Our average microservice runs a single Reader and a single Writer which writes to a single topic with multiple partitions.
Does your issue relate to something similar?
I don't think it's related. The problem I describe only becomes critical when you are reading from many topics simultaneously. Unlike confluent clients this client starts as many connections per topic as many partitions this topic has.
I'm currently planning to work on improving connection management, but as usual time spent on open-source project needs to be planned around commitments to professional obligations, so things take time.
In the mean time, I'm happy to hear more about what your requirements are, for example how many topic/partitions per process are you dealing with, what are your connection limits, how many producer/consumers are running concurrently, etc...
In one case we have 6 topics and 24 partitions for each. All together it becomes pretty big number especially given that fact that in addition to active connections this client maintains a lot of connections in time wait state.
For producing we need to be able to send to arbitrary number of topics. We have topics whose names are determined on the fly and we can have up to 1M of those topics.
Hey, @VictorDenisov i am facing an error while writing data to kafka
There are multiple writers created and it writes on the same topic, concurrently. is there any way to solve this issue ??
Hello @arjunvofficial !
Timeouts may occur for many reasons in distributed systems, could you share more details about your configuration?
Hi @achille-roussel
We are using dockerized kafka setup ,given below the docker-compose config. `services: zookeeper: image: confluentinc/cp-zookeeper:5.3.0 hostname: zookeeper container_name: zookeeper ports:
the writer config which we are using is given below , ` config := kafka.WriterConfig{
Brokers: bootstrapServers,
Topic: topic,
BatchTimeout: 1 * time.Millisecond,
MaxAttempts: 3,
QueueCapacity: 1000,
CompressionCodec: snappy.NewCompressionCodec()}
w := kafka.NewWriter(config)`
we are creating multiple writers (sometimes more than hundreds) with same topic
and each will be concurrently running goroutines . So data will be write into kafka by this respective writers concurrently.

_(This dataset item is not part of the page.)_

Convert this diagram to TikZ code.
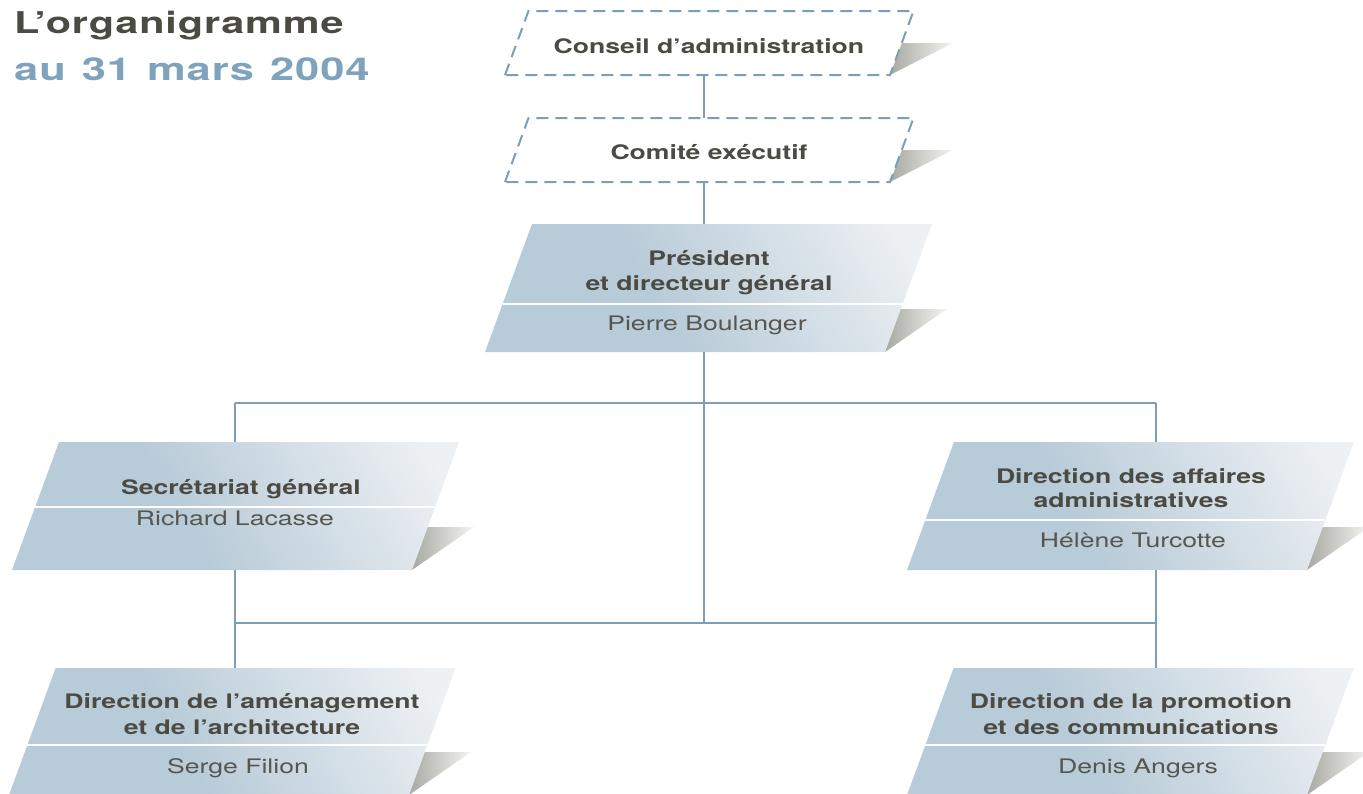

@arjunvofficial @achille-roussel Any updates? I still facing the same issue when use multiple brokers. Got timeout.
Hello @ALTELMA
There is work pending to be done on the kafka.Reader
type to reduce the number of open connections, but this should not be an issue with kafka.Writer
or kafka.Client
use cases as these now rely on the underlying kafka.Transport
to manage connection pooling and reuse.
Would you have more details to share about your use case to help inform decisions here?

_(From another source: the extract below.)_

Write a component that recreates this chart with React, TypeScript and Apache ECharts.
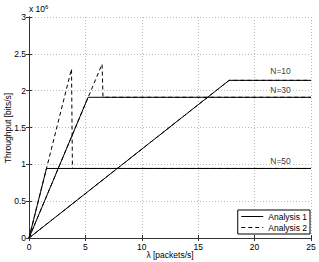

@achille-roussel Thanks for your feedback. In my case, our config in-app server did not match with target Kafka services. Now our problem is solved and confirm our problem did not come from your awesome package.
Thanks :)
Hi this is a bit old issue but I bumped to this while searching the approach to limit the concurrent connections.
Our architecture is AWS MSK with AWS Lambda. Our Lambda consumes events from a topic, transform data and publish to another topic. This topic has 10,000s of messages and we are planning to deploy new lambda function. At the initial deployment, we expect this lambda will process all the existing messages in the topic.
MSK limit new connections at a rate of up to 20 TCP connections per broker per second. And we have more than 20 partitions for the topic. As this library balances the event publish across partitions and open new connection per partition, it's likely to hit the connection limit.
Like @VictorDenisov mentioned, it seems good idea to me to have MaxConnections
parameter to limit opening new connection. While reading the code it's perhaps achievable by using BatchSize
parameter, but it's not intuitive for me and prefer to have more self-explanatory solution. I'm new to this library but love to contribute to it if this proposal looks good to you.
Thanks :)
Describe the solution you'd like Reader and Writer in this library open the number of connections proportional to the number of partitions of the topic. Also writer allows us to write to only one topic. So if we want to write to another topic we need to create another writer which is going to start another batch of connections of the number of partitions. It puts extra load on conntrack tables in cloud providers. It would be great to come up with an approach for starting only the amount of connections necessary to talk to each broker and no more. Also it would be great to share the set of these connections between writer and readers.
Supporting documentation Please provides links to relevant Kafka protocol docs and/or KIPs.